STATED EXERCISE:
Output the full listing below exactly, without the pictures.
--- start INFORMATION PROVIDED ---
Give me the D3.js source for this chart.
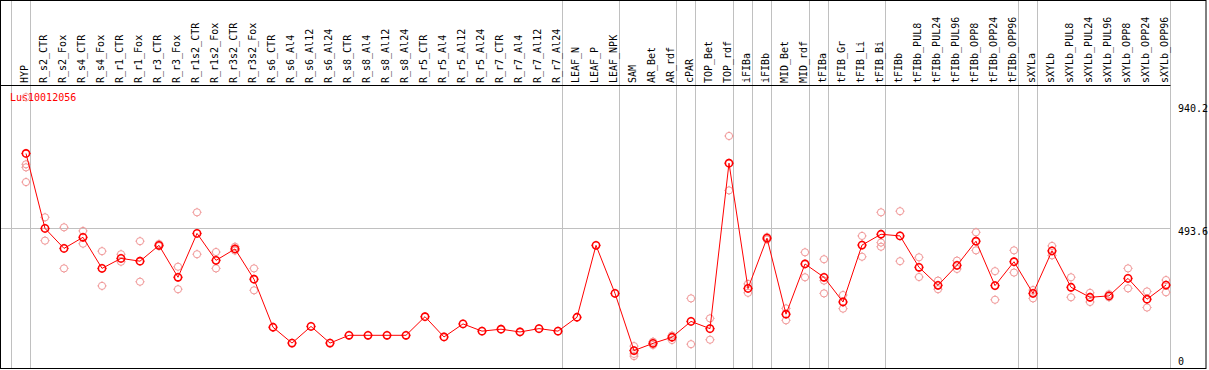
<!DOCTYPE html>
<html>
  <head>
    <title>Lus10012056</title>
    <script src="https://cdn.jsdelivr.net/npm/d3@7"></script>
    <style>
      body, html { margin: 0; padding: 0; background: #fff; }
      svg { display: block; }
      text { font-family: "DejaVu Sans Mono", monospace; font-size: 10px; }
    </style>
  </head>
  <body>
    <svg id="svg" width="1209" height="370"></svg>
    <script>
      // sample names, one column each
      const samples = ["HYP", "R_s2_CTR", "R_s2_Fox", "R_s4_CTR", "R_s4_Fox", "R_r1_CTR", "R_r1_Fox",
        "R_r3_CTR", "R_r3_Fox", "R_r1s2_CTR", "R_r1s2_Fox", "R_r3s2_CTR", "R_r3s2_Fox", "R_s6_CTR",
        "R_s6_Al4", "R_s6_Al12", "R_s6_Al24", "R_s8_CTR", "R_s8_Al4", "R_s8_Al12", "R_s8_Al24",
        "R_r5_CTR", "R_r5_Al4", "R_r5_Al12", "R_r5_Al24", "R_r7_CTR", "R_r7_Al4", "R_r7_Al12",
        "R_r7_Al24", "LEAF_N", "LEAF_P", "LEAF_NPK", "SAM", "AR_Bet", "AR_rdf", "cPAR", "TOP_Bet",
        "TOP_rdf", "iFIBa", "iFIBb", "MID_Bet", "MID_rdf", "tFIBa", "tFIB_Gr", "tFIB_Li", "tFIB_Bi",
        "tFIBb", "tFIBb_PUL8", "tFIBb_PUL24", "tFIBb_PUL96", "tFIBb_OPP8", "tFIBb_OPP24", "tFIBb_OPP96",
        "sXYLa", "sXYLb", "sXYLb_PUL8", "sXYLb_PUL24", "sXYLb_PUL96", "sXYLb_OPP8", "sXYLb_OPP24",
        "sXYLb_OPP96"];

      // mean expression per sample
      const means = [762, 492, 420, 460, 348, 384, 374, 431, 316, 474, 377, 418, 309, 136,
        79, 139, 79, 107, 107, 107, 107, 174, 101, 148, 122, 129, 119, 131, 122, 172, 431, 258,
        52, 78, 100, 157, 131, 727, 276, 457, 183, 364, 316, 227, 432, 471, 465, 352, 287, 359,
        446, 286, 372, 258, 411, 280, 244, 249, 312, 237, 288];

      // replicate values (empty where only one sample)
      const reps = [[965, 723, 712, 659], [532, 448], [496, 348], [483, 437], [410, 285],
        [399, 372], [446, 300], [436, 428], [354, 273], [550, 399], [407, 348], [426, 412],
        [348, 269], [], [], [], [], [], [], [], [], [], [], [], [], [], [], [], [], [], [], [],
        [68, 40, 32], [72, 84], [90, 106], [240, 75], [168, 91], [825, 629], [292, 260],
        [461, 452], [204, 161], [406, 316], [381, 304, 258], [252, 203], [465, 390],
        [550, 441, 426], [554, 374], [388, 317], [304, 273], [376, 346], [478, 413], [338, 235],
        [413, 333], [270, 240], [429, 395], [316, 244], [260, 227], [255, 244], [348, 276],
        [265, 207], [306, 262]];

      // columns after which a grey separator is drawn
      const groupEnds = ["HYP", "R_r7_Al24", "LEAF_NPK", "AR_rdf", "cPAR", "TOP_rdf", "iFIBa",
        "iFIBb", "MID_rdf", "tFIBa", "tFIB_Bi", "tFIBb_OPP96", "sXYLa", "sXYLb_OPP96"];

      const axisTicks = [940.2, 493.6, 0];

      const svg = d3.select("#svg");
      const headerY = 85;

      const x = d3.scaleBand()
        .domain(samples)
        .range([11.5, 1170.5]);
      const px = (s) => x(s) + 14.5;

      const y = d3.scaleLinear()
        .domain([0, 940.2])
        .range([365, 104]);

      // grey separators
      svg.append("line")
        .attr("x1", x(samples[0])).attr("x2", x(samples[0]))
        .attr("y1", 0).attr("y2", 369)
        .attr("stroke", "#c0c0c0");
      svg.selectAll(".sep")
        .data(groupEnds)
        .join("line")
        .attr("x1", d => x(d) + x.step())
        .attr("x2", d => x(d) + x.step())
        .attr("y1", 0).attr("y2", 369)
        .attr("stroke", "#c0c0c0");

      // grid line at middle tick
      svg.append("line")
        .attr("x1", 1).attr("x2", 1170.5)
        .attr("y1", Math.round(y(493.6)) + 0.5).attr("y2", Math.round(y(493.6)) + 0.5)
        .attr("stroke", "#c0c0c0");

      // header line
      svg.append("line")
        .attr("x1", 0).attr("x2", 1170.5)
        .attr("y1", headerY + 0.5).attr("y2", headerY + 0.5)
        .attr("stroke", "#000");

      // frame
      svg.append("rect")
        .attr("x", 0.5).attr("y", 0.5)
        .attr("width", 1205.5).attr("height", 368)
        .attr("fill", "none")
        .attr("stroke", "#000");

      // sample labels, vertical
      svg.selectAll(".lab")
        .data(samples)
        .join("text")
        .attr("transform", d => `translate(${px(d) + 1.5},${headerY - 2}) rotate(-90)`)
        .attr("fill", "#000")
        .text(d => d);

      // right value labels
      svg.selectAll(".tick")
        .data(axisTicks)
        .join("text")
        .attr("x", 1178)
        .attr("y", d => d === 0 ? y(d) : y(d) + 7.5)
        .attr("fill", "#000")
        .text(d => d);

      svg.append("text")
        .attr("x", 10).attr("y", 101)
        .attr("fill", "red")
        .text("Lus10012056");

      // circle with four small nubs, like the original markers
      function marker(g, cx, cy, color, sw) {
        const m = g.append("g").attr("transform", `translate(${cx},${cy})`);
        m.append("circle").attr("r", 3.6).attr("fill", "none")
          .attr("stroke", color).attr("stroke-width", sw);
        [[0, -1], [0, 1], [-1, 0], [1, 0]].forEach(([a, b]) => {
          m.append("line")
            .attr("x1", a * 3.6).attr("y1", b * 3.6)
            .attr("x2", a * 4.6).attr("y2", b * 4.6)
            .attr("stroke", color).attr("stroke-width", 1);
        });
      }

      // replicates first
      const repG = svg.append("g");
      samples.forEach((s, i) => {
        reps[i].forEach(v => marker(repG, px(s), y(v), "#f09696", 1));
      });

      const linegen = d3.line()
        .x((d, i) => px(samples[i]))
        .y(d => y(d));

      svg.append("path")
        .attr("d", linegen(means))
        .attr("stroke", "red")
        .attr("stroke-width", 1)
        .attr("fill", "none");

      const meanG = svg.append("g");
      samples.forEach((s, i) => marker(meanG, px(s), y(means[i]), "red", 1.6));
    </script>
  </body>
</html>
--- end INFORMATION PROVIDED ---
ANSWER TO THIS PROBLEM:
Give me the D3.js source for this chart.
<!DOCTYPE html>
<html>
  <head>
    <title>Lus10012056</title>
    <script src="https://cdn.jsdelivr.net/npm/d3@7"></script>
    <style>
      body, html { margin: 0; padding: 0; background: #fff; }
      svg { display: block; }
      text { font-family: "DejaVu Sans Mono", monospace; font-size: 10px; }
    </style>
  </head>
  <body>
    <svg id="svg" width="1209" height="370"></svg>
    <script>
      // sample names, one column each
      const samples = ["HYP", "R_s2_CTR", "R_s2_Fox", "R_s4_CTR", "R_s4_Fox", "R_r1_CTR", "R_r1_Fox",
        "R_r3_CTR", "R_r3_Fox", "R_r1s2_CTR", "R_r1s2_Fox", "R_r3s2_CTR", "R_r3s2_Fox", "R_s6_CTR",
        "R_s6_Al4", "R_s6_Al12", "R_s6_Al24", "R_s8_CTR", "R_s8_Al4", "R_s8_Al12", "R_s8_Al24",
        "R_r5_CTR", "R_r5_Al4", "R_r5_Al12", "R_r5_Al24", "R_r7_CTR", "R_r7_Al4", "R_r7_Al12",
        "R_r7_Al24", "LEAF_N", "LEAF_P", "LEAF_NPK", "SAM", "AR_Bet", "AR_rdf", "cPAR", "TOP_Bet",
        "TOP_rdf", "iFIBa", "iFIBb", "MID_Bet", "MID_rdf", "tFIBa", "tFIB_Gr", "tFIB_Li", "tFIB_Bi",
        "tFIBb", "tFIBb_PUL8", "tFIBb_PUL24", "tFIBb_PUL96", "tFIBb_OPP8", "tFIBb_OPP24", "tFIBb_OPP96",
        "sXYLa", "sXYLb", "sXYLb_PUL8", "sXYLb_PUL24", "sXYLb_PUL96", "sXYLb_OPP8", "sXYLb_OPP24",
        "sXYLb_OPP96"];

      // mean expression per sample
      const means = [762, 492, 420, 460, 348, 384, 374, 431, 316, 474, 377, 418, 309, 136,
        79, 139, 79, 107, 107, 107, 107, 174, 101, 148, 122, 129, 119, 131, 122, 172, 431, 258,
        52, 78, 100, 157, 131, 727, 276, 457, 183, 364, 316, 227, 432, 471, 465, 352, 287, 359,
        446, 286, 372, 258, 411, 280, 244, 249, 312, 237, 288];

      // replicate values (empty where only one sample)
      const reps = [[965, 723, 712, 659], [532, 448], [496, 348], [483, 437], [410, 285],
        [399, 372], [446, 300], [436, 428], [354, 273], [550, 399], [407, 348], [426, 412],
        [348, 269], [], [], [], [], [], [], [], [], [], [], [], [], [], [], [], [], [], [], [],
        [68, 40, 32], [72, 84], [90, 106], [240, 75], [168, 91], [825, 629], [292, 260],
        [461, 452], [204, 161], [406, 316], [381, 304, 258], [252, 203], [465, 390],
        [550, 441, 426], [554, 374], [388, 317], [304, 273], [376, 346], [478, 413], [338, 235],
        [413, 333], [270, 240], [429, 395], [316, 244], [260, 227], [255, 244], [348, 276],
        [265, 207], [306, 262]];

      // columns after which a grey separator is drawn
      const groupEnds = ["HYP", "R_r7_Al24", "LEAF_NPK", "AR_rdf", "cPAR", "TOP_rdf", "iFIBa",
        "iFIBb", "MID_rdf", "tFIBa", "tFIB_Bi", "tFIBb_OPP96", "sXYLa", "sXYLb_OPP96"];

      const axisTicks = [940.2, 493.6, 0];

      const svg = d3.select("#svg");
      const headerY = 85;

      const x = d3.scaleBand()
        .domain(samples)
        .range([11.5, 1170.5]);
      const px = (s) => x(s) + 14.5;

      const y = d3.scaleLinear()
        .domain([0, 940.2])
        .range([365, 104]);

      // grey separators
      svg.append("line")
        .attr("x1", x(samples[0])).attr("x2", x(samples[0]))
        .attr("y1", 0).attr("y2", 369)
        .attr("stroke", "#c0c0c0");
      svg.selectAll(".sep")
        .data(groupEnds)
        .join("line")
        .attr("x1", d => x(d) + x.step())
        .attr("x2", d => x(d) + x.step())
        .attr("y1", 0).attr("y2", 369)
        .attr("stroke", "#c0c0c0");

      // grid line at middle tick
      svg.append("line")
        .attr("x1", 1).attr("x2", 1170.5)
        .attr("y1", Math.round(y(493.6)) + 0.5).attr("y2", Math.round(y(493.6)) + 0.5)
        .attr("stroke", "#c0c0c0");

      // header line
      svg.append("line")
        .attr("x1", 0).attr("x2", 1170.5)
        .attr("y1", headerY + 0.5).attr("y2", headerY + 0.5)
        .attr("stroke", "#000");

      // frame
      svg.append("rect")
        .attr("x", 0.5).attr("y", 0.5)
        .attr("width", 1205.5).attr("height", 368)
        .attr("fill", "none")
        .attr("stroke", "#000");

      // sample labels, vertical
      svg.selectAll(".lab")
        .data(samples)
        .join("text")
        .attr("transform", d => `translate(${px(d) + 1.5},${headerY - 2}) rotate(-90)`)
        .attr("fill", "#000")
        .text(d => d);

      // right value labels
      svg.selectAll(".tick")
        .data(axisTicks)
        .join("text")
        .attr("x", 1178)
        .attr("y", d => d === 0 ? y(d) : y(d) + 7.5)
        .attr("fill", "#000")
        .text(d => d);

      svg.append("text")
        .attr("x", 10).attr("y", 101)
        .attr("fill", "red")
        .text("Lus10012056");

      // circle with four small nubs, like the original markers
      function marker(g, cx, cy, color, sw) {
        const m = g.append("g").attr("transform", `translate(${cx},${cy})`);
        m.append("circle").attr("r", 3.6).attr("fill", "none")
          .attr("stroke", color).attr("stroke-width", sw);
        [[0, -1], [0, 1], [-1, 0], [1, 0]].forEach(([a, b]) => {
          m.append("line")
            .attr("x1", a * 3.6).attr("y1", b * 3.6)
            .attr("x2", a * 4.6).attr("y2", b * 4.6)
            .attr("stroke", color).attr("stroke-width", 1);
        });
      }

      // replicates first
      const repG = svg.append("g");
      samples.forEach((s, i) => {
        reps[i].forEach(v => marker(repG, px(s), y(v), "#f09696", 1));
      });

      const linegen = d3.line()
        .x((d, i) => px(samples[i]))
        .y(d => y(d));

      svg.append("path")
        .attr("d", linegen(means))
        .attr("stroke", "red")
        .attr("stroke-width", 1)
        .attr("fill", "none");

      const meanG = svg.append("g");
      samples.forEach((s, i) => marker(meanG, px(s), y(means[i]), "red", 1.6));
    </script>
  </body>
</html>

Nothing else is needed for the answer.